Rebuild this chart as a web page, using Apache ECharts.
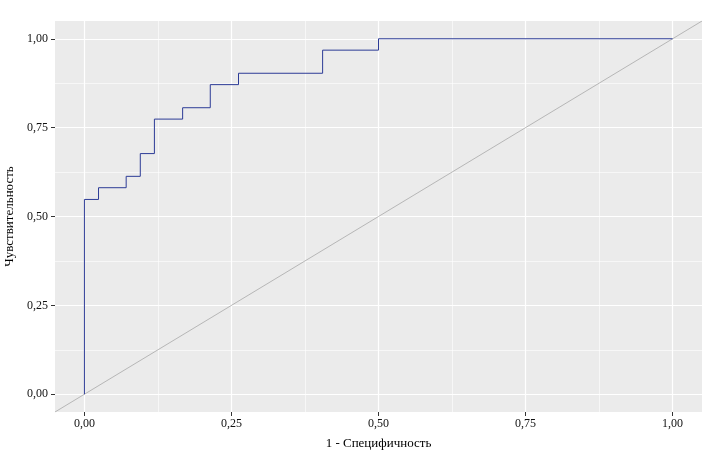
<!DOCTYPE html>
<html>
<head>
<meta charset="utf-8">
<script src="https://cdn.jsdelivr.net/npm/echarts@6/dist/echarts.min.js"></script>
<style>
  html, body { margin: 0; padding: 0; background: #fff; }
  #main { width: 709px; height: 462px; }
</style>
</head>
<body>
<div id="main"></div>
<script>
// ROC curve: 1 - specificity vs sensitivity (corner points of the step curve)
const fpr = [0, 0, 0.024, 0.071, 0.095, 0.119, 0.167, 0.214, 0.262, 0.405, 0.5, 1];
const tpr = [0, 0.548, 0.581, 0.613, 0.677, 0.774, 0.806, 0.871, 0.903, 0.968, 1, 1];
// reference diagonal (slope 1), across the whole panel
const diag = [-0.05, 1.05];
const majorTicks = [0, 0.25, 0.5, 0.75, 1];
const minorTicks = [0.125, 0.375, 0.625, 0.875];

const fmt = v => v.toFixed(2).replace('.', ',');
const font = 'Liberation Serif';

const rocData = fpr.map((x, i) => [x, tpr[i]]);
const diagData = diag.map(v => [v, v]);

function axisPair(dir) {
  const pos = dir === 'x' ? 'bottom' : 'left';
  const major = {
    type: 'value', min: -0.05, max: 1.05, position: pos,
    axisLine: { show: false, onZero: false },
    axisTick: { show: true, length: 4, customValues: majorTicks, lineStyle: { color: '#333', width: 1 } },
    axisLabel: { customValues: majorTicks, formatter: fmt, margin: dir === 'x' ? 6 : 7, color: '#111', fontFamily: font, fontSize: 12 },
    splitLine: { show: true, lineStyle: { color: '#fff', width: 1.2 } },
    nameLocation: 'middle',
    nameTextStyle: { color: '#000', fontFamily: font, fontSize: 13 }
  };
  const minor = {
    type: 'value', min: -0.05, max: 1.05, position: pos,
    axisLine: { show: false, onZero: false },
    axisTick: { show: false, customValues: minorTicks },
    axisLabel: { show: false, customValues: minorTicks },
    splitLine: { show: true, lineStyle: { color: '#fff', width: 0.6 } }
  };
  if (dir === 'x') {
    major.name = '1 - Специфичность';
    major.nameGap = 25;
  } else {
    major.name = 'Чувствительность';
    major.nameGap = 35;
  }
  return [minor, major];
}

const chart = echarts.init(document.getElementById('main'), null, { renderer: 'canvas' });
chart.setOption({
  animation: false,
  backgroundColor: '#fff',
  grid: {
    left: 55, right: 7, top: 21, bottom: 50,
    show: true, backgroundColor: '#EBEBEB', borderWidth: 0,
    containLabel: false, outerBoundsMode: 'none'
  },
  xAxis: axisPair('x'),
  yAxis: axisPair('y'),
  series: [
    {
      type: 'line', xAxisIndex: 1, yAxisIndex: 1,
      data: diagData, symbol: 'none',
      lineStyle: { color: '#a8a8a8', width: 0.8 }
    },
    {
      type: 'line', xAxisIndex: 1, yAxisIndex: 1,
      data: rocData, step: 'end', symbol: 'none',
      lineStyle: { color: '#2c3b96', width: 1 }
    }
  ]
});
</script>
</body>
</html>
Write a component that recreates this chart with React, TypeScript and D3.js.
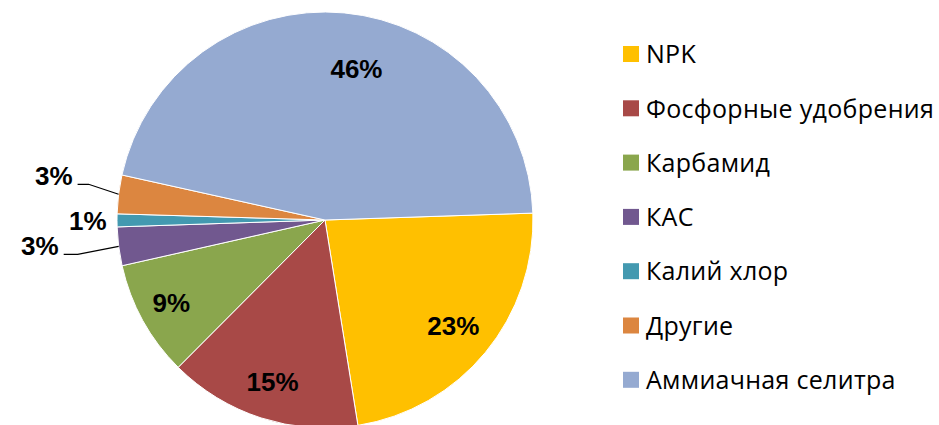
import React from "react";
import * as d3 from "d3";

const categories = ["NPK", "Фосфорные удобрения", "Карбамид", "КАС", "Калий хлор", "Другие", "Аммиачная селитра"];
const values = [23, 15, 9, 3, 1, 3, 46];
const colors = ["#FFC000", "#A84947", "#8AA64D", "#71588F", "#4399B0", "#DC8640", "#95AAD1"];
const labels = values.map((v) => `${v}%`);

const W = 939;
const H = 425;
const cx = 325;
const cy = 220;
const R = 208;
const startDeg = 88.1;

export default function App() {
  const pie = d3
    .pie<number>()
    .sort(null)
    .value((d) => d)
    .startAngle((startDeg * Math.PI) / 180)
    .endAngle(((startDeg + 360) * Math.PI) / 180);
  const arcs = pie(values);
  const arc = d3.arc<d3.PieArcDatum<number>>().innerRadius(0).outerRadius(R);

  const polar = (a: number, r: number) => [Math.sin(a) * r, -Math.cos(a) * r];

  // label placement: [radius factor, angle shift in degrees]
  const inside: Record<number, [number, number]> = {
    0: [0.8, 0],
    1: [0.82, 0],
    2: [0.84, 0.5],
    6: [0.74, 6.5],
  };
  const labelFont = "Liberation Sans, Arial, sans-serif";

  return (
    <svg width={W} height={H} style={{ position: "absolute", left: 0, top: 0, background: "#fff" }}>
      <g transform={`translate(${cx},${cy})`}>
        {arcs.map((a, i) => (
          <path key={i} d={arc(a) || ""} fill={colors[i]} stroke="#fff" strokeWidth={1} />
        ))}
        {arcs.map((a, i) => {
          const mid = (a.startAngle + a.endAngle) / 2;
          if (inside[i]) {
            const [k, shift] = inside[i];
            const [x, y] = polar(mid + (shift * Math.PI) / 180, R * k);
            return (
              <text key={"l" + i} x={x} y={y} dy="0.35em" textAnchor="middle"
                fontFamily={labelFont} fontWeight="bold" fontSize={26} fill="#000">
                {labels[i]}
              </text>
            );
          }
          if (i === 4) {
            const [x, y] = polar(mid, R * 1.14);
            return (
              <text key={"l" + i} x={x} y={y} dy="0.35em" textAnchor="middle"
                fontFamily={labelFont} fontWeight="bold" fontSize={26} fill="#000">
                {labels[i]}
              </text>
            );
          }
          // leader-line labels
          const [ex, ey] = polar(mid, R);
          const up = i === 5;
          const elbowX = ex - (up ? 30 : 41);
          const elbowY = ey + (up ? -10 : 8);
          const endX = elbowX - (up ? 11 : 14);
          return (
            <g key={"l" + i}>
              <polyline points={`${ex},${ey} ${elbowX},${elbowY} ${endX},${elbowY}`} fill="none" stroke="#000" strokeWidth={1.2} />
              <text x={endX - 5} y={elbowY + (up ? -8 : -9)} dy="0.35em" textAnchor="end"
                fontFamily={labelFont} fontWeight="bold" fontSize={26} fill="#000">
                {labels[i]}
              </text>
            </g>
          );
        })}
      </g>
      <g transform="translate(623,46)">
        {categories.map((c, i) => (
          <g key={c} transform={`translate(0,${i * 54.3})`}>
            <rect x={0} y={0} width={16} height={16} fill={colors[i]} />
            <text x={23} y={8.5} dy="0.35em" fontFamily="Open Sans, sans-serif" fontSize={25} letterSpacing={0.3} fill="#000">
              {c}
            </text>
          </g>
        ))}
      </g>
    </svg>
  );
}
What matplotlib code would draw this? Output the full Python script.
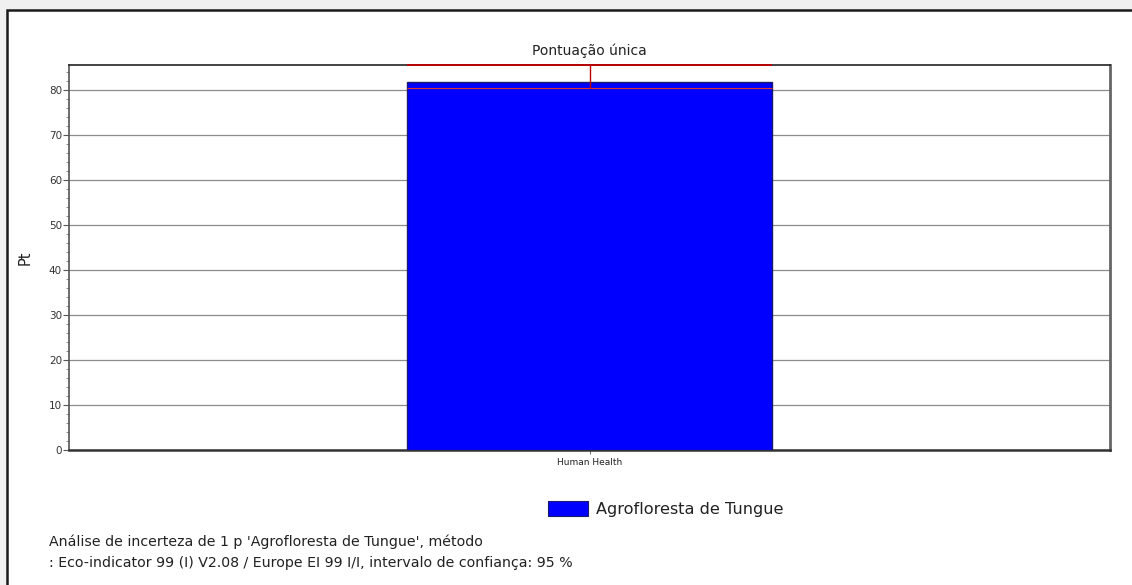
import numpy as np
import matplotlib.pyplot as plt
from matplotlib.patches import Rectangle, Patch
from matplotlib.ticker import MultipleLocator

# data
categories = ["Human Health"]
scores = [81.8]
err_low = [80.3]
err_high = [85.5]
series_name = "Agrofloresta de Tungue"

plt.rcParams["font.family"] = ["DejaVu Sans"]

W, H = 1132, 585
fig = plt.figure(figsize=(W / 100, H / 100), dpi=100, facecolor="#f0f0f0")

# white panel with the dark frame (top and left edges visible)
panel = Rectangle((7 / W, -0.05), 1.2, 1 - 10 / H + 0.05, transform=fig.transFigure,
                  facecolor="white", edgecolor="#1a1a1a", lw=1.8, zorder=-10)
fig.patches.append(panel)

ax = fig.add_axes([69 / W, 1 - 450 / H, (1110 - 69) / W, (450 - 65) / H])
ax.set_facecolor("white")

x = np.arange(len(categories))
bw = 0.35
ax.bar(x, scores, width=bw, color="#0000ff", edgecolor="#1a1a6e", lw=1.0, zorder=3)

# confidence interval marks
ax.hlines(err_high, x - bw / 2, x + bw / 2, color="#c00000", lw=1.3, zorder=5, clip_on=False)
ax.hlines(err_low, x - bw / 2, x + bw / 2, color="#e03030", lw=0.8, zorder=5)
ax.vlines(x, err_low, err_high, color="#c00000", lw=1.0, zorder=5)

ax.set_xlim(-0.5, 0.5)
ax.set_ylim(0, 85.5)
ax.set_xticks(x)
ax.set_xticklabels(categories, fontsize=6.5, color="#222222")
ax.yaxis.set_major_locator(MultipleLocator(10))
ax.yaxis.set_minor_locator(MultipleLocator(2))
ax.tick_params(axis="y", which="major", length=4, width=0.8, color="#555555",
               labelsize=7.5, labelcolor="#333333", pad=1)
ax.tick_params(axis="y", which="minor", length=2, width=0.6, color="#777777")
ax.tick_params(axis="x", length=3, width=0.6, color="#555555", pad=3)
ax.grid(axis="y", which="major", color="#8c8c8c", lw=0.9, zorder=0)
ax.set_axisbelow(True)

ax.spines["top"].set_color("#222222")
ax.spines["top"].set_linewidth(1.2)
ax.spines["left"].set_color("#555555")
ax.spines["left"].set_linewidth(1.2)
ax.spines["right"].set_color("#666666")
ax.spines["right"].set_linewidth(2.0)
ax.spines["bottom"].set_color("#333333")
ax.spines["bottom"].set_linewidth(1.8)

ax.set_title("Pontuação única", fontsize=10, pad=7, color="#222222")
ax.set_ylabel("Pt", fontsize=10.5, labelpad=12, color="#222222")

handle = Patch(facecolor="#0000ff", edgecolor="#1a1a6e", lw=0.8)
fig.legend([handle], [series_name], loc="center left",
           bbox_to_anchor=(548 / W, 1 - 509 / H), frameon=False, fontsize=11.6,
           borderpad=0, borderaxespad=0, handlelength=2.5, handleheight=1.05,
           handletextpad=0.45, labelcolor="#222222")

fig.text(49 / W, 1 - 542 / H, "Análise de incerteza de 1 p 'Agrofloresta de Tungue', método",
         fontsize=10.2, va="center", ha="left", color="#222222")
fig.text(49 / W, 1 - 563 / H, ": Eco-indicator 99 (I) V2.08 / Europe EI 99 I/I, intervalo de confiança: 95 %",
         fontsize=10.2, va="center", ha="left", color="#222222")

fig.savefig("out.png", dpi=100, facecolor=fig.get_facecolor())
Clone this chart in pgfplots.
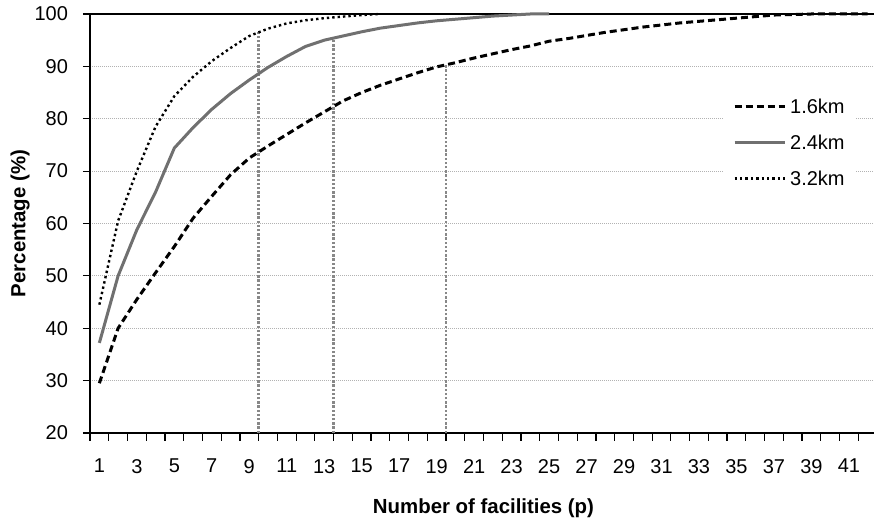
\documentclass[border=0pt]{standalone}
\usepackage{fontspec}
\setmainfont{Liberation Sans}
\usepackage{pgfplots}
\pgfplotsset{compat=1.18}
\definecolor{midgray}{RGB}{112,112,112}
\definecolor{vgray}{RGB}{136,136,136}
\begin{document}
\fontsize{10pt}{12pt}\selectfont
\begin{tikzpicture}
\begin{axis}[
  at={(0,0)}, anchor=south west,
  scale only axis, width=393.5pt, height=209.5pt,
  xmin=0.5, xmax=42.5, ymin=20, ymax=100,
  clip=false,
  xtick={1,3,...,41},
  ytick={20,30,...,100},
  minor xtick={0.5,1.5,...,42.5},
  xtick pos=bottom, ytick pos=left,
  tick align=outside,
  major tick length=3.5pt, minor tick length=4pt,
  major x tick style={draw=none},
  minor x tick style={black, line width=0.6pt},
  y tick style={black, line width=0.6pt},
  ymajorgrids,
  major grid style={gray!60, line width=0.5pt, dash pattern=on 0.5pt off 0.5pt},
  axis line style={black, line width=0.8pt},
  tick label style={font=\fontsize{10}{12}\selectfont},
  xticklabel style={yshift=-6pt},
  yticklabel style={xshift=-4pt},
  /pgf/number format/assume math mode=true,
  xlabel={Number of facilities (p)}, ylabel={Percentage (\%)},
  label style={font=\bfseries\fontsize{10.2}{12}\selectfont},
  xlabel style={at={(axis description cs:0.5,-0.179)}, anchor=center},
  ylabel style={at={(axis description cs:-0.0889,0.5)}, anchor=center},
  legend style={at={(0.804,0.826)}, anchor=north west, draw=none, fill=white,
    font=\fontsize{10}{12}\selectfont, inner xsep=5pt, inner ysep=6pt,
    nodes={inner sep=0pt, text height=7.2pt, text depth=0pt},
    row sep=10.8pt, column sep=2pt},
  legend cell align=left,
  legend image code/.code={\draw[#1] (0pt,0pt) -- (25pt,0pt);},
]
\addplot[vgray, line width=1.2pt, dash pattern=on 1.2pt off 0.9pt, forget plot] coordinates {(9.5,20) (9.5,96.5)};
\addplot[vgray, line width=1.2pt, dash pattern=on 1.2pt off 0.9pt, forget plot] coordinates {(13.5,20) (13.5,95.4)};
\addplot[vgray, line width=1.2pt, dash pattern=on 1.2pt off 0.9pt, forget plot] coordinates {(19.5,20) (19.5,90.3)};
\addplot[black, line width=1.5pt, dash pattern=on 3.5pt off 2pt] coordinates {
(1,29.5) (2,40.0) (3,45.5) (4,50.6) (5,55.6) (6,61.0) (7,65.2) (8,69.3) (9,72.5) (10,74.8)
(11,77.0) (12,79.2) (13,81.3) (14,83.4) (15,85.0) (16,86.4) (17,87.6) (18,88.8) (19,89.9) (20,90.7)
(21,91.6) (22,92.4) (23,93.2) (24,93.9) (25,94.8) (26,95.3) (27,95.9) (28,96.5) (29,97.0) (30,97.5)
(31,97.9) (32,98.3) (33,98.6) (34,98.9) (35,99.2) (36,99.5) (37,99.8) (38,99.9) (39,100) (40,100)
(41,100) (42,100)};
\addlegendentry{1.6km}
\addplot[midgray, line width=1.5pt] coordinates {
(1,37.2) (2,50.0) (3,58.8) (4,66.0) (5,74.4) (6,78.3) (7,81.8) (8,84.8) (9,87.4) (10,89.8)
(11,91.9) (12,93.8) (13,95.0) (14,95.8) (15,96.6) (16,97.3) (17,97.8) (18,98.3) (19,98.7) (20,99.0)
(21,99.3) (22,99.6) (23,99.8) (24,100) (25,100)};
\addlegendentry{2.4km}
\addplot[black, line width=1.2pt, dash pattern=on 1.2pt off 1.5pt] coordinates {
(1,44.5) (2,60.5) (3,70.0) (4,78.5) (5,84.3) (6,88.0) (7,91.0) (8,93.5) (9,95.8) (10,97.2)
(11,98.2) (12,98.8) (13,99.2) (14,99.5) (15,99.8) (16,100)};
\addlegendentry{3.2km}
\end{axis}
\pgfresetboundingbox
\useasboundingbox (-45pt,-44.5pt) rectangle (392pt,216.5pt);
\end{tikzpicture}
\end{document}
================
→ TO BE DONE
From the records above, extract the lines from the one holding "Write a component" through the one holding "const polar = (a: number, r: number)", word for word; omit the pictures.

→ RESPONSE TO THE TASK
Write a component that recreates this chart with React, TypeScript and D3.js.
import React from "react";
import * as d3 from "d3";

const categories = ["NPK", "Фосфорные удобрения", "Карбамид", "КАС", "Калий хлор", "Другие", "Аммиачная селитра"];
const values = [23, 15, 9, 3, 1, 3, 46];
const colors = ["#FFC000", "#A84947", "#8AA64D", "#71588F", "#4399B0", "#DC8640", "#95AAD1"];
const labels = values.map((v) => `${v}%`);

const W = 939;
const H = 425;
const cx = 325;
const cy = 220;
const R = 208;
const startDeg = 88.1;

export default function App() {
  const pie = d3
    .pie<number>()
    .sort(null)
    .value((d) => d)
    .startAngle((startDeg * Math.PI) / 180)
    .endAngle(((startDeg + 360) * Math.PI) / 180);
  const arcs = pie(values);
  const arc = d3.arc<d3.PieArcDatum<number>>().innerRadius(0).outerRadius(R);

  const polar = (a: number, r: number) => [Math.sin(a) * r, -Math.cos(a) * r];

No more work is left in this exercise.